Bloating is one of the hallmark features. Up to 90% of people with IBS report significant bloating, and that excess gas translates directly into louder bowel sounds and more frequent cramping. The condition affects all subtypes of IBS, whether you tend toward constipation, diarrhea, or both, though bloating rates are highest in people who alternate between the two. Between 10% and 30% of the general population reports bloating symptoms, so the experience is widespread even among people who don’t meet full IBS criteria.
Bacterial Overgrowth in the Small Intestine
Small intestinal bacterial overgrowth, or SIBO, occurs when bacteria that normally live in the colon colonize the small intestine in excessive numbers. These misplaced bacteria ferment food earlier in the digestive process than they should, producing gas in a part of the gut that isn’t designed to handle it. The result is bloating, abdominal pain, flatulence, nausea, and often loud, persistent bowel sounds. Diarrhea and constipation can both occur.

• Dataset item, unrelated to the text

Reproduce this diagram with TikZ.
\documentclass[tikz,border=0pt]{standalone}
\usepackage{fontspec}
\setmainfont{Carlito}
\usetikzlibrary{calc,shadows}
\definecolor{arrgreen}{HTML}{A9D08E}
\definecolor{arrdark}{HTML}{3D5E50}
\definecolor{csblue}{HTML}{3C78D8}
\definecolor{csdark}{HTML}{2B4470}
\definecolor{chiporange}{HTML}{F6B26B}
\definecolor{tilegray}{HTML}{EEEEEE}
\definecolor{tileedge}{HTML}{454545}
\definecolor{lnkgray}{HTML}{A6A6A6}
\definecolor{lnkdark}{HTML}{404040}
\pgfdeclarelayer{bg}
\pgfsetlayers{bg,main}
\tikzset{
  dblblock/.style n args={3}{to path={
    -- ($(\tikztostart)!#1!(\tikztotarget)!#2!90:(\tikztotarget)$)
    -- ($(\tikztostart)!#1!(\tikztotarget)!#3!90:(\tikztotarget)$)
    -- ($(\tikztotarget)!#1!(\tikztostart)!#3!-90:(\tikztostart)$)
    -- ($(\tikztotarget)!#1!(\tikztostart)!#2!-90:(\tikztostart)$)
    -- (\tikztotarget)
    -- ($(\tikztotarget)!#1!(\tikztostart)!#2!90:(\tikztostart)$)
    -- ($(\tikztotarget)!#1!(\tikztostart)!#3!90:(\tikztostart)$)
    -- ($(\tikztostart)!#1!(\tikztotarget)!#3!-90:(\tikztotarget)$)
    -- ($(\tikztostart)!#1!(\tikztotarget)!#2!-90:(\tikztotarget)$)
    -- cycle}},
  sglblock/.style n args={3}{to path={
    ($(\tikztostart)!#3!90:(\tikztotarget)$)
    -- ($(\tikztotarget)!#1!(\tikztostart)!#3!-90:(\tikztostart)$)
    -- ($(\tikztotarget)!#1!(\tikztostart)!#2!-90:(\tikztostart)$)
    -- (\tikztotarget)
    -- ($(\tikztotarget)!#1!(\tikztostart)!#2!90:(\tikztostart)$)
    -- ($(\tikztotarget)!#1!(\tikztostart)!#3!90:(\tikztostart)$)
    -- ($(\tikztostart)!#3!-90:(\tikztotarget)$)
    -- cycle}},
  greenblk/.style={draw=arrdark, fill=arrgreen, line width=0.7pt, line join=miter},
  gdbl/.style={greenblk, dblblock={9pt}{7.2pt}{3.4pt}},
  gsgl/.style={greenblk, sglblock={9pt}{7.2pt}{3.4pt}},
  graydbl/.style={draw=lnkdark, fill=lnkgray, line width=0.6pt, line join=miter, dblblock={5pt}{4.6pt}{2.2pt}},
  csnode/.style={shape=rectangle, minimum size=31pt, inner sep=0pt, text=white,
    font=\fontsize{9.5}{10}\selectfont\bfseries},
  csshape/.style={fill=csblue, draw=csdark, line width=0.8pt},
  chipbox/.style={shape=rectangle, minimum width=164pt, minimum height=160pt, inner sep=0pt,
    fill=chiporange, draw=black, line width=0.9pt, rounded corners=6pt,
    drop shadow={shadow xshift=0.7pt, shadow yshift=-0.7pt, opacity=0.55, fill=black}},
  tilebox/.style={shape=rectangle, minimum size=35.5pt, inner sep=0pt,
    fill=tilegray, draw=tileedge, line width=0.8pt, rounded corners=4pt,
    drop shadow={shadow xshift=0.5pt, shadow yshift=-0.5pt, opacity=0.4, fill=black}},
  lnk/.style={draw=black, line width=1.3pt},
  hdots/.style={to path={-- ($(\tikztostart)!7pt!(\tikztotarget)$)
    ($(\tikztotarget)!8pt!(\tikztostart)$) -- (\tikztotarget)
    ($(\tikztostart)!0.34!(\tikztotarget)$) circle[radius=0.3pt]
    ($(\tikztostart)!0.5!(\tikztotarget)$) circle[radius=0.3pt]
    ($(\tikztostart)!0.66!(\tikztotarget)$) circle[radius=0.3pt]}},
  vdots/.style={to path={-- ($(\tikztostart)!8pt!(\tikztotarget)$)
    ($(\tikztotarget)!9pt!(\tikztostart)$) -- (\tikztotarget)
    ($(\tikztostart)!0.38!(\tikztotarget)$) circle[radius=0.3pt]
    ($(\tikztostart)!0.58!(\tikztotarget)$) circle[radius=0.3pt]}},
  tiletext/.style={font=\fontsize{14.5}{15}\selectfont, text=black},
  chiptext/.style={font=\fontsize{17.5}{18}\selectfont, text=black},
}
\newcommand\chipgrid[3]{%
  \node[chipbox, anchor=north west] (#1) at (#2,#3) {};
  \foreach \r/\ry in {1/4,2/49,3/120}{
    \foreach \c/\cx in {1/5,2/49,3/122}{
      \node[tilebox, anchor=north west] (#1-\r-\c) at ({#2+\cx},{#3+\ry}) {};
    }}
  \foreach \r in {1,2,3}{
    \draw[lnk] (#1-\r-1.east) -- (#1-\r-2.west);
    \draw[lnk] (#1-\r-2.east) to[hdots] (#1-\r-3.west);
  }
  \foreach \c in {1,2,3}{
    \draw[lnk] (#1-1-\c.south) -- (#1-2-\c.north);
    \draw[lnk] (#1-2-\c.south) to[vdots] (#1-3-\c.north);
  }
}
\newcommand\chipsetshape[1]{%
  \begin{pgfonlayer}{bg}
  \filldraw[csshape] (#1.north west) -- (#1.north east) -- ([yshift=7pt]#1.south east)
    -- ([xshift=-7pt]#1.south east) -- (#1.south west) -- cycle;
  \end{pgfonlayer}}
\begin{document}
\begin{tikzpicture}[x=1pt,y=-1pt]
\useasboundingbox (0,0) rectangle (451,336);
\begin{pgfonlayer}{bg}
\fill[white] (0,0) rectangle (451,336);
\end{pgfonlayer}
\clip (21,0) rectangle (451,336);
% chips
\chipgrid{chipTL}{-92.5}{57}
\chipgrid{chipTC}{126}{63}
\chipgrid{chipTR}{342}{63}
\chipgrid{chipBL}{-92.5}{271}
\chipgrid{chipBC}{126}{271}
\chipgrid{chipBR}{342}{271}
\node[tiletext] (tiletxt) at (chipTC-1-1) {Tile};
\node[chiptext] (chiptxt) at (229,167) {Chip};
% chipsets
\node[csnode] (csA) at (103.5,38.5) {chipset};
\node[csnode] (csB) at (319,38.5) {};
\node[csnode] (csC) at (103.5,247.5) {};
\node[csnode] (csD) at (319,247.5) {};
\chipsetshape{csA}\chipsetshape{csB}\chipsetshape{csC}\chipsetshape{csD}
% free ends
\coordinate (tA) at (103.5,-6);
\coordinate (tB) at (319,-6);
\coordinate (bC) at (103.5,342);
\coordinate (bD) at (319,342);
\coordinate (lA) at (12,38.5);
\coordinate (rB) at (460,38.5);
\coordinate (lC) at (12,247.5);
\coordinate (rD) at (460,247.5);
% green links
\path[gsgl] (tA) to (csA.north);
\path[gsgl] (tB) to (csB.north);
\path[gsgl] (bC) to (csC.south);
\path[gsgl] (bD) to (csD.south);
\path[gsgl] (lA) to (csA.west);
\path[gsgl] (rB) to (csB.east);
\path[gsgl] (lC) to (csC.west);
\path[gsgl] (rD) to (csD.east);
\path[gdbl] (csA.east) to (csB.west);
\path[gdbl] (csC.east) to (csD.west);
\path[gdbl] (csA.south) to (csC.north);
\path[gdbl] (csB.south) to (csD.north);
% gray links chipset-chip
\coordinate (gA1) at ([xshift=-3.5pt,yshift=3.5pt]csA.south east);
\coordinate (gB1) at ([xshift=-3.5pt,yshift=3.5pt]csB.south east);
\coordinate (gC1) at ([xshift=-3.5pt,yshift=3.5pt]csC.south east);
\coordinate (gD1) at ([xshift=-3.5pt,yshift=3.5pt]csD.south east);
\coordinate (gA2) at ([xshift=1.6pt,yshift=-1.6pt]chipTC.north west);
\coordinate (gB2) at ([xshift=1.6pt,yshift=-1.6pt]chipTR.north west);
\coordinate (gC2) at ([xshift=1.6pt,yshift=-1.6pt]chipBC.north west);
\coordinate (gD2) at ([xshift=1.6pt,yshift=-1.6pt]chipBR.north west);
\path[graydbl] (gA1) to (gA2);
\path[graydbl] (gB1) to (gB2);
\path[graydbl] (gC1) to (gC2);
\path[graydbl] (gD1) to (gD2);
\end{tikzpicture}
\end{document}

SIBO is typically diagnosed through a breath test. You drink a sugar solution (glucose or lactulose), and the test measures hydrogen and methane levels in your breath over 90 minutes. A hydrogen rise of 20 parts per million or more above your baseline within that window is considered a positive result. SIBO often develops in people with conditions that slow gut motility, because the migrating motor complex that normally sweeps bacteria out of the small intestine isn’t doing its job effectively.
Practical Ways to Reduce Cramping and Growling
The simplest fix is also the most overlooked: eat at regular intervals. Allowing long gaps between meals gives the migrating motor complex more time to generate loud, uncomfortable contractions. Smaller, more frequent meals keep your gut in digestion mode and reduce the intensity of those cleaning cycles.

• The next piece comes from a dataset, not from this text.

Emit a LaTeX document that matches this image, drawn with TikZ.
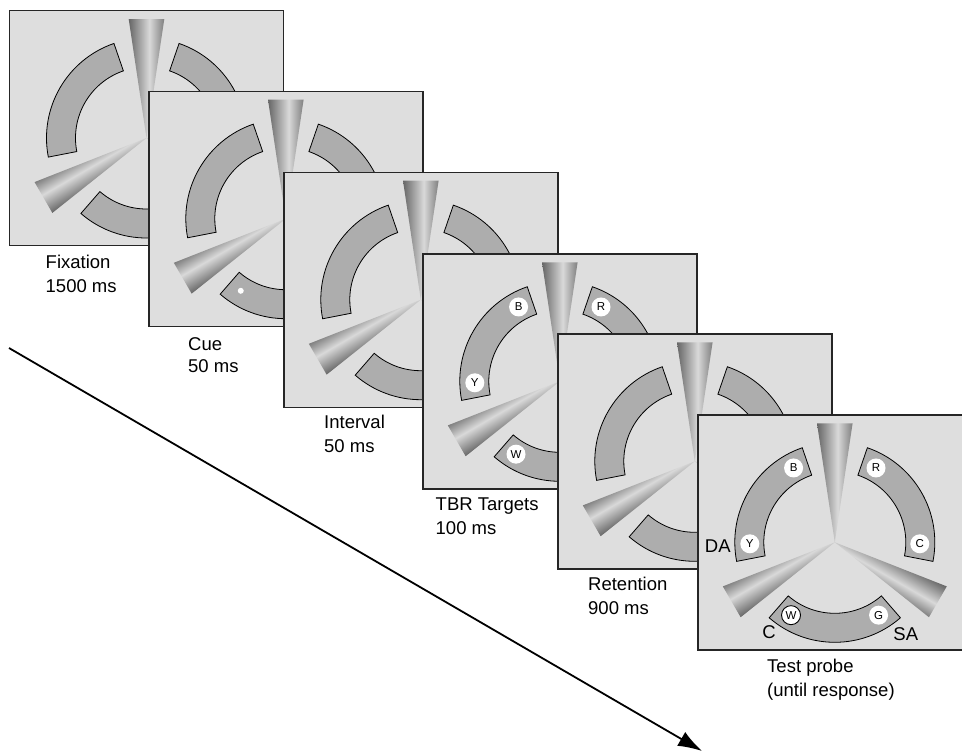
\documentclass[tikz,border=0pt]{standalone}
\usepackage{fontspec}
\setmainfont{Liberation Sans}
\usepackage{tikz}
\usetikzlibrary{arrows.meta}

\definecolor{panelgray}{gray}{0.87}
\definecolor{bandgray}{gray}{0.68}
\definecolor{wedgedark}{gray}{0.40}
\definecolor{wedgelight}{gray}{0.85}
\definecolor{wedgemid}{gray}{0.50}
\pgfdeclarehorizontalshading{wedgeshade}{100bp}{color(0bp)=(wedgedark); color(25bp)=(wedgedark); color(54bp)=(wedgelight); color(75bp)=(wedgemid); color(100bp)=(wedgemid)}

% three wedges and three bands round a centre
\newcommand\stimulus[3]{%
  \foreach \a in {90,210,330} {
    \begin{scope}[transform canvas={shift={(#2,#3)}, rotate=\a-90}]
      \shade[shading=wedgeshade] (0,0) -- (-17.8,-119) -- (17.8,-119) -- cycle;
    \end{scope}
  }
  \begin{scope}[shift={(#2,#3)}, y=1pt]
    \coordinate (#1) at (0,0);
    \foreach \a in {109,229,349}
      \draw[band] (\a:71) -- (\a:100) arc[start angle=\a, end angle=\a+82, radius=100]
        -- ({\a+82}:71) arc[start angle=\a+82, end angle=\a, radius=71] -- cycle;
  \end{scope}}

\begin{document}
\begin{tikzpicture}[x=1pt, y=-1pt,
    panel/.style={draw=black!85, line width=1.2pt, fill=panelgray, anchor=north west,
      inner sep=0pt, minimum width=274pt, minimum height=235pt},
    band/.style={draw=black, line width=0.8pt, fill=bandgray},
    letter/.style={circle, fill=white, inner sep=0pt, minimum size=19pt, font=\fontsize{11.5}{12}\selectfont},
    probe/.style={letter, draw=black, line width=0.9pt},
    cuedot/.style={circle, fill=white, inner sep=0pt, minimum size=6pt},
    caption/.style={anchor=base west, inner sep=0pt, font=\fontsize{18.5}{24}\selectfont},
    tag/.style={inner sep=0pt, font=\fontsize{18.5}{24}\selectfont},
    timeline/.style={line width=1.8pt, -{Latex[length=24pt, width=16pt]}}]
\useasboundingbox (0,0) rectangle (962,753);
\clip (0,0) rectangle (962,753);

\coordinate (tstart) at (9,348);
\coordinate (tend) at (702,751);
\draw[timeline] (tstart) -- (tend);

% fixation
\node[panel] (fix) at (9,10) {};
\stimulus{fixc}{146.5}{138}
\node[caption] (fixa) at (45.5,268) {Fixation};
\node[caption] (fixb) at (45.5,292) {1500 ms};

% cue
\node[panel] (cue) at (148.3,90.7) {};
\stimulus{cuec}{285.8}{218.7}
\begin{scope}[shift={(285.8,218.7)}, y=1pt]
  \node[cuedot] (cuepoint) at (238:85) {};
\end{scope}
\node[caption] (cuea) at (188,350) {Cue};
\node[caption] (cueb) at (188,372.7) {50 ms};

% interval
\node[panel] (ivl) at (283.3,171.7) {};
\stimulus{ivlc}{420.8}{299.7}
\node[caption] (ivla) at (324,428.3) {Interval};
\node[caption] (ivlb) at (324,452.3) {50 ms};

% targets
\node[panel] (tbr) at (422.3,253.3) {};
\stimulus{tbrc}{559.8}{381.3}
\begin{scope}[shift={(559.8,381.3)}, y=1pt]
  \node[letter] (tbrB) at (119:85) {B};
  \node[letter] (tbrY) at (181:85) {Y};
  \node[letter] (tbrR) at (61:85) {R};
  \node[letter] (tbrW) at (239:85) {W};
\end{scope}
\node[caption] (tbra) at (435.5,510.5) {TBR Targets};
\node[caption] (tbrb) at (435.5,534.5) {100 ms};

% retention
\node[panel] (ret) at (557.3,333.3) {};
\stimulus{retc}{694.8}{461.3}
\node[caption] (reta) at (588,590.7) {Retention};
\node[caption] (retb) at (588,614) {900 ms};

% test probe
\node[panel] (tp) at (697.3,414.3) {};
\stimulus{tpc}{834.8}{542.3}
\begin{scope}[shift={(834.8,542.3)}, y=1pt]
  \node[letter] (tpB) at (119:85) {B};
  \node[letter] (tpY) at (181:85) {Y};
  \node[letter] (tpR) at (61:85) {R};
  \node[letter] (tpC) at (359:85) {C};
  \node[probe] (tpW) at (239:85) {W};
  \node[letter] (tpG) at (301:85) {G};
  \node[tag] (tpDA) at (-117,-3.7) {DA};
  \node[tag] (tpCA) at (-65.7,-90.3) {C};
  \node[tag] (tpSA) at (71,-92) {SA};
\end{scope}
\node[caption] (tpa) at (767,672.7) {Test probe};
\node[caption] (tpb) at (767,696.7) {(until response)};
\end{tikzpicture}
\end{document}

How you eat matters as much as when. Chewing food thoroughly and eating slowly reduces the amount of air you swallow, which directly limits gas buildup in the stomach and intestines. Gulping food quickly introduces extra air that has to travel through your entire digestive tract, amplifying both the noise and the cramping along the way.
Identifying problem foods takes some attention but pays off quickly. Start by noticing whether symptoms reliably follow dairy, high-fructose foods, sugar alcohols (common in sugar-free products), alcohol, or coffee. Keeping a simple food and symptom log for a week or two often reveals a pattern that’s otherwise easy to miss. For people with IBS, a low-FODMAP diet, which temporarily restricts fermentable carbohydrates, has strong evidence for reducing bloating and cramping.
Stress and anxiety also amplify gut activity. The nervous system that controls digestion is highly responsive to emotional states, and many people notice louder bowel sounds and sharper cramping during periods of stress. Anything that helps you manage anxiety, whether that’s regular exercise, sleep consistency, or breathing techniques, tends to quiet the gut as well.
Signs That Need Medical Attention
Most stomach growling and cramping is harmless. But certain combinations of symptoms signal something more serious. Sudden, severe abdominal pain that comes on fast, especially with a swollen or rigid abdomen, is a medical emergency. Rapid heart rate, low blood pressure, sweating, or confusion alongside abdominal pain can indicate shock and require immediate care. Pain that worsens when you lightly press on the area or bump into something may indicate peritonitis, an inflammation of the abdominal lining.
Outside of emergencies, chronic abdominal pain that persists for weeks without improvement, unexplained weight loss, blood in your stool, or persistent changes in bowel habits all warrant evaluation. These symptoms don’t necessarily mean something dangerous, but they overlap enough with conditions that need treatment that getting them checked is the right move.